To do - Copy the listing below in full and skip every picture.

Data lines -
════════
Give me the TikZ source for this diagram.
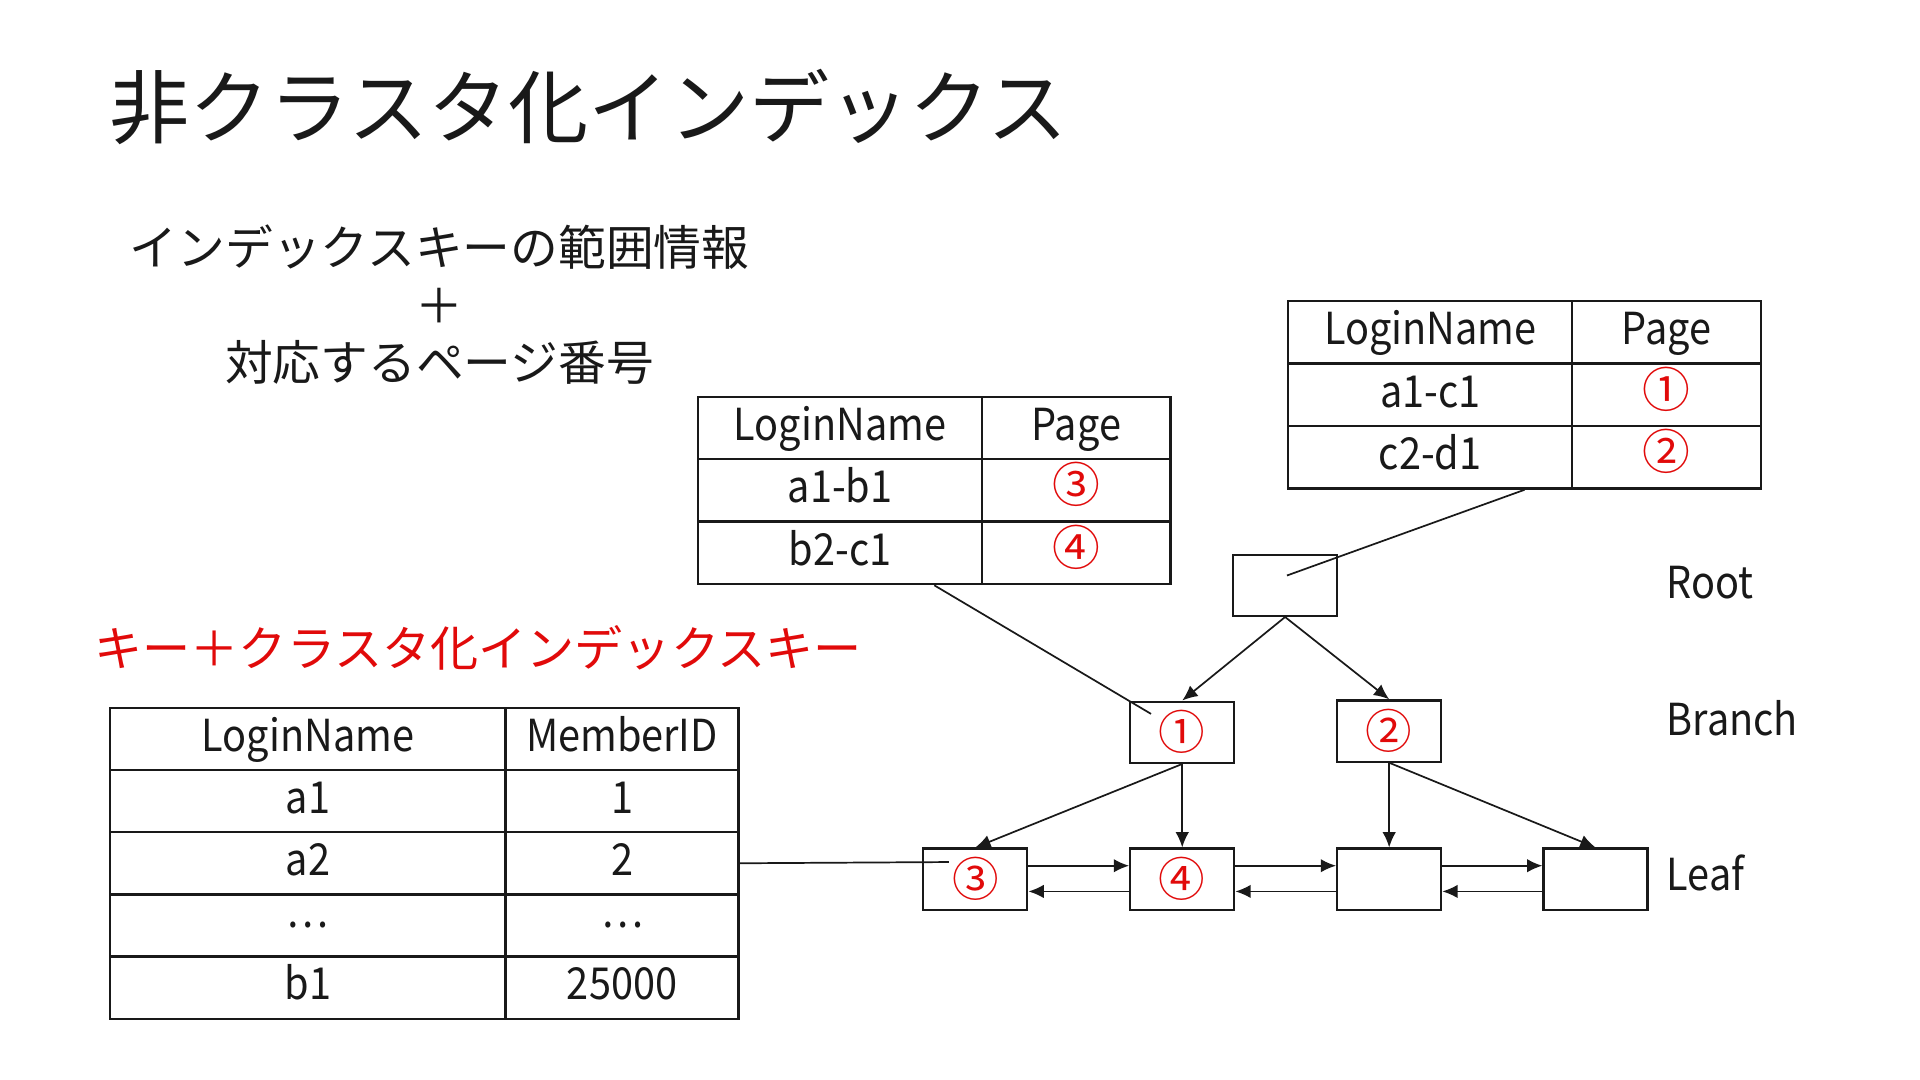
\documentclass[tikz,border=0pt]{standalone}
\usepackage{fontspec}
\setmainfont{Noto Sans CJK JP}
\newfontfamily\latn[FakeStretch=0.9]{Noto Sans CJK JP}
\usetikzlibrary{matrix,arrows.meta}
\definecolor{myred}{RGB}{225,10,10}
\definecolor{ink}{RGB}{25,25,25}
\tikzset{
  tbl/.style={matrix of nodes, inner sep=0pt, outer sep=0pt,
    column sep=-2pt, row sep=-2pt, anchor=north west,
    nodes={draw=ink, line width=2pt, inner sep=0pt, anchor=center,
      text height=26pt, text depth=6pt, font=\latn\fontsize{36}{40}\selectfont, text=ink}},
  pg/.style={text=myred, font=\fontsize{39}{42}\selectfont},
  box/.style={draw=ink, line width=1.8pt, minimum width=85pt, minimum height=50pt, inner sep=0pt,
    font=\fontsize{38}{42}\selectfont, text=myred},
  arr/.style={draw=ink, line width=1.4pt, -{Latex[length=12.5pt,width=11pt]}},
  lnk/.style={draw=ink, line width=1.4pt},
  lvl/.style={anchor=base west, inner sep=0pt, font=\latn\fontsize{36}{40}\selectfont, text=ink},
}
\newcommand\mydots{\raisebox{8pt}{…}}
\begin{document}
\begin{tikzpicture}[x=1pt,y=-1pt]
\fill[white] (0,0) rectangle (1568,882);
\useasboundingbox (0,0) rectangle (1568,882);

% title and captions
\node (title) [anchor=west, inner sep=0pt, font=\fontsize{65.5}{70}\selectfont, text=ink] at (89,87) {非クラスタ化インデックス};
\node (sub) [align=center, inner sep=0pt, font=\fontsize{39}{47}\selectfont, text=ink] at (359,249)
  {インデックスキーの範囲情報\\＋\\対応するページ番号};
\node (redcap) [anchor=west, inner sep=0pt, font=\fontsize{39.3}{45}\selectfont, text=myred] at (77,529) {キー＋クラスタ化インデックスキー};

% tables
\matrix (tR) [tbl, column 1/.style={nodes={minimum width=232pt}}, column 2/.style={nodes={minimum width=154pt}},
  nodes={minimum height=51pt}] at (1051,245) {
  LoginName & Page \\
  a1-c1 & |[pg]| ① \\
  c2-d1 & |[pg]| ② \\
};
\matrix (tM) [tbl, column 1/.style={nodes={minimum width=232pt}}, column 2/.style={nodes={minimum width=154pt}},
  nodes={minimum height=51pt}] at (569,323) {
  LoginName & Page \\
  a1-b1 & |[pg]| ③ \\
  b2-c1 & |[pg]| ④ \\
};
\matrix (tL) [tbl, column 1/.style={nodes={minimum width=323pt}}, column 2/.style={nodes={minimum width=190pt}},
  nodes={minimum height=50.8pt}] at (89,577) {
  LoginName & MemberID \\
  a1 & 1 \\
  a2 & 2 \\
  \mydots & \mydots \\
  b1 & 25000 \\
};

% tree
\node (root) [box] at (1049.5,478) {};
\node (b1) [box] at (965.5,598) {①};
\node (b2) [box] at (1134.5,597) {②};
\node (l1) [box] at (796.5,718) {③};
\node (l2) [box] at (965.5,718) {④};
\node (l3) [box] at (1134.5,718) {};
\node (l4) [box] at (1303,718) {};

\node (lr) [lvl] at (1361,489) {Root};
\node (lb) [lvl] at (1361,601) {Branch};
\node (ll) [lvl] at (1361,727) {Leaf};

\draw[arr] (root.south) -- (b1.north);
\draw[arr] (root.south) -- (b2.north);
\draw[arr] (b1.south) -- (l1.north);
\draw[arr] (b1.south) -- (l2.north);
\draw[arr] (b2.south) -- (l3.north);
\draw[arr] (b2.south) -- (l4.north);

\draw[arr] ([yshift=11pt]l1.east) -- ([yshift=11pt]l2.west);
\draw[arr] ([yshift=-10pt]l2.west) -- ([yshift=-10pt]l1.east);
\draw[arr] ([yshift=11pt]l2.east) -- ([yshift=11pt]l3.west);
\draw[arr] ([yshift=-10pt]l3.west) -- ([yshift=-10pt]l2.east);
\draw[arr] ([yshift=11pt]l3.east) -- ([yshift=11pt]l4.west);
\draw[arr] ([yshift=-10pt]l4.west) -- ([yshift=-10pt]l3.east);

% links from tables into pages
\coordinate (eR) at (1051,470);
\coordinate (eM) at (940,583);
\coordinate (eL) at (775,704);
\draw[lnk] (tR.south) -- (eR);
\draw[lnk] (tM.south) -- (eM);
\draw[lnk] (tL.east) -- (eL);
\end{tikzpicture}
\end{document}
════════
Task solution -
Give me the TikZ source for this diagram.
\documentclass[tikz,border=0pt]{standalone}
\usepackage{fontspec}
\setmainfont{Noto Sans CJK JP}
\newfontfamily\latn[FakeStretch=0.9]{Noto Sans CJK JP}
\usetikzlibrary{matrix,arrows.meta}
\definecolor{myred}{RGB}{225,10,10}
\definecolor{ink}{RGB}{25,25,25}
\tikzset{
  tbl/.style={matrix of nodes, inner sep=0pt, outer sep=0pt,
    column sep=-2pt, row sep=-2pt, anchor=north west,
    nodes={draw=ink, line width=2pt, inner sep=0pt, anchor=center,
      text height=26pt, text depth=6pt, font=\latn\fontsize{36}{40}\selectfont, text=ink}},
  pg/.style={text=myred, font=\fontsize{39}{42}\selectfont},
  box/.style={draw=ink, line width=1.8pt, minimum width=85pt, minimum height=50pt, inner sep=0pt,
    font=\fontsize{38}{42}\selectfont, text=myred},
  arr/.style={draw=ink, line width=1.4pt, -{Latex[length=12.5pt,width=11pt]}},
  lnk/.style={draw=ink, line width=1.4pt},
  lvl/.style={anchor=base west, inner sep=0pt, font=\latn\fontsize{36}{40}\selectfont, text=ink},
}
\newcommand\mydots{\raisebox{8pt}{…}}
\begin{document}
\begin{tikzpicture}[x=1pt,y=-1pt]
\fill[white] (0,0) rectangle (1568,882);
\useasboundingbox (0,0) rectangle (1568,882);

% title and captions
\node (title) [anchor=west, inner sep=0pt, font=\fontsize{65.5}{70}\selectfont, text=ink] at (89,87) {非クラスタ化インデックス};
\node (sub) [align=center, inner sep=0pt, font=\fontsize{39}{47}\selectfont, text=ink] at (359,249)
  {インデックスキーの範囲情報\\＋\\対応するページ番号};
\node (redcap) [anchor=west, inner sep=0pt, font=\fontsize{39.3}{45}\selectfont, text=myred] at (77,529) {キー＋クラスタ化インデックスキー};

% tables
\matrix (tR) [tbl, column 1/.style={nodes={minimum width=232pt}}, column 2/.style={nodes={minimum width=154pt}},
  nodes={minimum height=51pt}] at (1051,245) {
  LoginName & Page \\
  a1-c1 & |[pg]| ① \\
  c2-d1 & |[pg]| ② \\
};
\matrix (tM) [tbl, column 1/.style={nodes={minimum width=232pt}}, column 2/.style={nodes={minimum width=154pt}},
  nodes={minimum height=51pt}] at (569,323) {
  LoginName & Page \\
  a1-b1 & |[pg]| ③ \\
  b2-c1 & |[pg]| ④ \\
};
\matrix (tL) [tbl, column 1/.style={nodes={minimum width=323pt}}, column 2/.style={nodes={minimum width=190pt}},
  nodes={minimum height=50.8pt}] at (89,577) {
  LoginName & MemberID \\
  a1 & 1 \\
  a2 & 2 \\
  \mydots & \mydots \\
  b1 & 25000 \\
};

% tree
\node (root) [box] at (1049.5,478) {};
\node (b1) [box] at (965.5,598) {①};
\node (b2) [box] at (1134.5,597) {②};
\node (l1) [box] at (796.5,718) {③};
\node (l2) [box] at (965.5,718) {④};
\node (l3) [box] at (1134.5,718) {};
\node (l4) [box] at (1303,718) {};

\node (lr) [lvl] at (1361,489) {Root};
\node (lb) [lvl] at (1361,601) {Branch};
\node (ll) [lvl] at (1361,727) {Leaf};

\draw[arr] (root.south) -- (b1.north);
\draw[arr] (root.south) -- (b2.north);
\draw[arr] (b1.south) -- (l1.north);
\draw[arr] (b1.south) -- (l2.north);
\draw[arr] (b2.south) -- (l3.north);
\draw[arr] (b2.south) -- (l4.north);

\draw[arr] ([yshift=11pt]l1.east) -- ([yshift=11pt]l2.west);
\draw[arr] ([yshift=-10pt]l2.west) -- ([yshift=-10pt]l1.east);
\draw[arr] ([yshift=11pt]l2.east) -- ([yshift=11pt]l3.west);
\draw[arr] ([yshift=-10pt]l3.west) -- ([yshift=-10pt]l2.east);
\draw[arr] ([yshift=11pt]l3.east) -- ([yshift=11pt]l4.west);
\draw[arr] ([yshift=-10pt]l4.west) -- ([yshift=-10pt]l3.east);

% links from tables into pages
\coordinate (eR) at (1051,470);
\coordinate (eM) at (940,583);
\coordinate (eL) at (775,704);
\draw[lnk] (tR.south) -- (eR);
\draw[lnk] (tM.south) -- (eM);
\draw[lnk] (tL.east) -- (eL);
\end{tikzpicture}
\end{document}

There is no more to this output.